TASK: Extract and list every line that contains the word "this".

[Source code of charts]
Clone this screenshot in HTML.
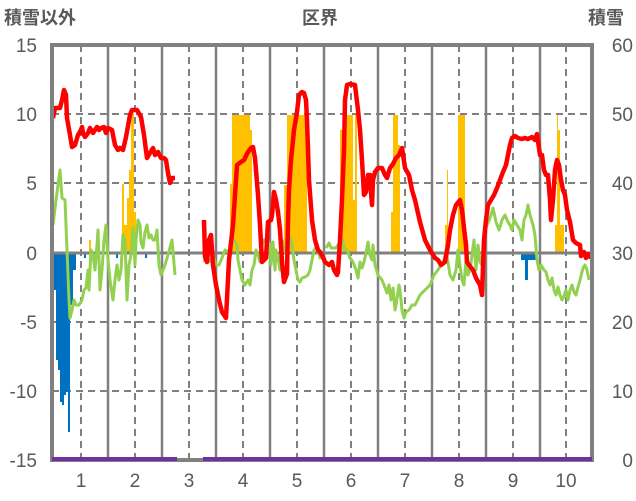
<!DOCTYPE html>
<html><head><meta charset="utf-8"><style>
html,body{margin:0;padding:0;background:#fff}
svg{display:block;font-family:"Liberation Sans","Noto Sans CJK JP",sans-serif}
</style></head><body>
<svg width="636" height="501" viewBox="0 0 636 501" xmlns="http://www.w3.org/2000/svg">
<rect width="636" height="501" fill="#fff"/>
<g stroke="#808080" stroke-width="2" stroke-dasharray="7,5" fill="none">
<line x1="52" y1="114" x2="592" y2="114"/><line x1="52" y1="183" x2="592" y2="183"/>
<line x1="52" y1="322" x2="592" y2="322"/><line x1="52" y1="391" x2="592" y2="391"/>
<line x1="81" y1="45" x2="81" y2="460"/><line x1="135" y1="45" x2="135" y2="460"/>
<line x1="189" y1="45" x2="189" y2="460"/><line x1="243" y1="45" x2="243" y2="460"/>
<line x1="297" y1="45" x2="297" y2="460"/><line x1="351" y1="45" x2="351" y2="460"/>
<line x1="405" y1="45" x2="405" y2="460"/><line x1="459" y1="45" x2="459" y2="460"/>
<line x1="513" y1="45" x2="513" y2="460"/><line x1="566" y1="45" x2="566" y2="460"/>
</g>
<g stroke="#808080" stroke-width="2.5">
<line x1="108" y1="45" x2="108" y2="460"/><line x1="162" y1="45" x2="162" y2="460"/>
<line x1="216" y1="45" x2="216" y2="460"/><line x1="270" y1="45" x2="270" y2="460"/>
<line x1="324" y1="45" x2="324" y2="460"/><line x1="378" y1="45" x2="378" y2="460"/>
<line x1="432" y1="45" x2="432" y2="460"/><line x1="486" y1="45" x2="486" y2="460"/>
<line x1="540" y1="45" x2="540" y2="460"/>
</g>
<g fill="#FFC000">
<rect x="89" y="240" width="2" height="13"/>
<rect x="122" y="184" width="2" height="69"/><rect x="124" y="225" width="3" height="28"/>
<rect x="127" y="198" width="2" height="55"/><rect x="129" y="170" width="2" height="83"/>
<rect x="131" y="114" width="3" height="139"/><rect x="134" y="212" width="2" height="41"/>
<rect x="230" y="184" width="2" height="69"/><rect x="232" y="115" width="18" height="138"/><rect x="250" y="130" width="2" height="123"/>
<rect x="284" y="185" width="3" height="68"/><rect x="287" y="115" width="20" height="138"/>
<rect x="340" y="130" width="3" height="123"/><rect x="343" y="115" width="10" height="138"/><rect x="355" y="115" width="2" height="138"/><rect x="353" y="200" width="2" height="53"/>
<rect x="391" y="212" width="2" height="41"/><rect x="393" y="115" width="5" height="138"/><rect x="398" y="145" width="2" height="108"/>
<rect x="445" y="225" width="2" height="28"/><rect x="447" y="170" width="1" height="83"/>
<rect x="458" y="115" width="7" height="138"/>
<rect x="555" y="225" width="9" height="28"/><rect x="557" y="115" width="1" height="138"/><rect x="558" y="130" width="2" height="123"/>
</g>
<g fill="#0070C0">
<rect x="53" y="253" width="3" height="37"/><rect x="56" y="253" width="2" height="107"/>
<rect x="58" y="253" width="2" height="117"/><rect x="60" y="253" width="2" height="149"/>
<rect x="62" y="253" width="2" height="152"/><rect x="64" y="253" width="2" height="142"/>
<rect x="66" y="253" width="2" height="139"/><rect x="68" y="253" width="2" height="179"/>
<rect x="70" y="253" width="3" height="52"/><rect x="73" y="253" width="3" height="17"/>
<rect x="84" y="253" width="2" height="5"/><rect x="116" y="253" width="2" height="5"/><rect x="145" y="253" width="2" height="5"/>
<rect x="521" y="253" width="17" height="7"/><rect x="525" y="253" width="3" height="27"/>
</g>
<line x1="52" y1="253" x2="592" y2="253" stroke="#808080" stroke-width="3"/>
<g fill="none" stroke="#92D050" stroke-width="3" stroke-linejoin="round">
<polyline points="53,225 56,200 58,185 60,170 62,198 65,200 67,250 69,300 70,318 72,310 74,300 76,305 79,305 82,300 84,290 86,288 88,270 89,290 91,250 93,255 95,270 97,245 98,230 100,290 102,270 104,240 106,225 108,260 110,280 113,300 115,280 117,265 119,280 121,270 123,235 125,240 127,300 129,265 131,255 133,228 135,265 136,240 138,220 140,225 141,242 143,248 145,232 147,225 149,238 151,235 153,240 155,240 157,230 159,265 161,275 163,270 165,265 168,255 172,240 175,275"/>
<polyline points="204,262 207,255 209,260 211,262 213,255 216,265 219,265 222,258 225,250 228,252 230,250 232,240 234,240 237,245 238,260 240,270 242,280 245,285 248,280 250,285 252,270 254,265 256,250 258,255 260,262 262,245 264,240 267,240 270,245 271,265 273,242 275,270 276,250 278,258 280,270 282,240 284,248 286,253 288,250 290,237 292,245 294,260 296,270 298,280 300,282 302,278 305,277 308,275 310,270 312,260 314,250 316,247 318,250 320,258 323,258"/>
<polyline points="326,248 329,243 331,248 336,248 340,242 342,238 344,248 348,252 350,258 353,262 356,270 358,278 360,262 362,268 364,262 366,253 368,242 370,255 372,260 373,245 375,265 378,275 382,280 384,285 387,293 389,285 391,300 393,288 395,310 396,305 399,285 400,290 402,310 404,318 406,312 409,310 412,305 415,305 420,295 425,290 430,285 434,275 438,270 441,265 444,260 446,250 450,275 453,280 456,270 458,250 460,265 462,280 464,285 466,260 468,275 470,270 472,255 474,240 476,270 478,245 480,262 482,265 484,235 487,225 490,218 493,208 496,222 499,230 502,220 505,215 508,222 510,225 512,230 514,220 517,225 520,230 522,240 524,220 526,215 528,205 530,215 533,225 535,235 537,260 539,270 541,265 544,270 546,272 548,280 550,285 552,278 554,290 556,295 558,287 560,295 562,300 564,296 566,290 568,300 570,290 572,285 574,292 576,295 578,287 580,280 583,268 585,265 587,270 589,280"/>
</g>
<g fill="none" stroke="#FF0000" stroke-width="4.5" stroke-linejoin="round">
<polyline points="53,118 55,108 60,108 62,100 64,90 66,95 67,118 70,135 72,147 75,145 78,135 81,130 82,127 83,133 85,137 88,133 90,128 93,133 95,130 97,127 99,130 101,128 104,127 106,133 108,128 112,130 115,145 118,150 120,148 123,150 126,137 130,115 132,110 137,110 141,117 144,135 147,158 150,153 153,148 155,155 158,152 161,158 164,158 166,160 168,173 170,183 172,178 175,178"/>
<polyline points="204,220 205,257 207,262 209,240 211,235 213,265 216,285 219,300 222,312 226,318 229,260 233,225 237,165 241,162 244,160 248,152 251,148 253,147 255,158 258,195 260,225 262,262 266,258 268,222 271,220 272,215 274,192 276,200 278,212 280,230 282,262 284,282 287,274 288,220 289,190 291,160 294,130 297,112 299,95 302,92 304,93 306,100 307,120 309,180 312,220 315,240 318,250 320,252 323,257 325,262 329,265 332,262 334,270 337,275 338,272 340,240 342,200 344,150 345,100 347,85 350,84 355,85 358,110 360,130 362,160 364,195 366,192 368,175 370,175 371,192 372,205 373,180 375,172 378,168 382,168 385,175 387,178 390,168 393,164 396,158 399,155 402,148 405,168 409,175 412,190 415,200 420,222 425,240 430,250 435,258 438,260 441,265 445,262 448,245 450,230 453,215 456,205 460,200 462,210 464,228 466,245 467,262 469,265 473,270 476,278 480,285 482,295 484,240 486,220 488,205 491,200 494,195 497,188 500,180 503,172 506,165 508,155 510,145 512,138 515,136 518,138 522,139 525,138 528,139 532,137 535,140 537,134 539,148 540,155 542,155 544,170 546,175 548,175 550,200 551,220 553,200 555,170 557,160 559,165 561,180 563,190 565,195 567,210 570,222 573,240 576,243 580,245 581,256 584,252 586,258 588,254 591,258"/>
</g>
<rect x="52" y="45" width="540" height="415" fill="none" stroke="#808080" stroke-width="4"/>
<line x1="52" y1="459" x2="177" y2="459" stroke="#7030A0" stroke-width="4"/>
<line x1="203" y1="459" x2="592" y2="459" stroke="#7030A0" stroke-width="4"/>
<g fill="#595959" font-size="19">
<text x="4" y="24" font-size="18" font-weight="bold">積雪以外</text>
<text x="320" y="24" font-size="18" font-weight="bold" text-anchor="middle">区界</text>
<text x="588" y="24" font-size="18" font-weight="bold">積雪</text>
<g text-anchor="end">
<text x="37" y="52">15</text><text x="37" y="121">10</text><text x="37" y="190">5</text>
<text x="37" y="260">0</text><text x="37" y="329">-5</text><text x="37" y="398">-10</text><text x="37" y="467">-15</text>
</g>
<g text-anchor="end">
<text x="633" y="52">60</text><text x="633" y="121">50</text><text x="633" y="190">40</text>
<text x="633" y="260">30</text><text x="633" y="329">20</text><text x="633" y="398">10</text><text x="633" y="467">0</text>
</g>
<g text-anchor="middle">
<text x="81" y="487">1</text><text x="135" y="487">2</text><text x="189" y="487">3</text>
<text x="243" y="487">4</text><text x="297" y="487">5</text><text x="351" y="487">6</text>
<text x="405" y="487">7</text><text x="459" y="487">8</text><text x="513" y="487">9</text><text x="566" y="487">10</text>
</g>
</g>
</svg>
</body></html>
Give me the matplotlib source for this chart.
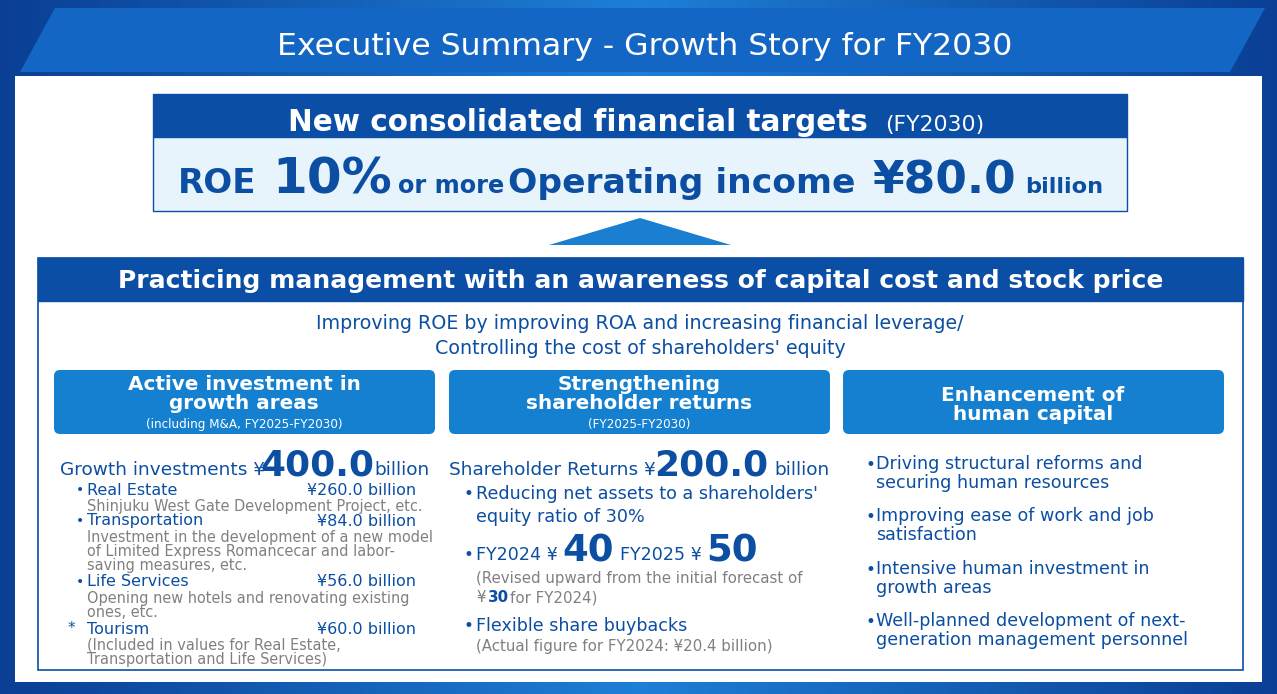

COMPLETE RESPONSE:
Clone this screenshot in HTML.
Give me the matplotlib source for this chart.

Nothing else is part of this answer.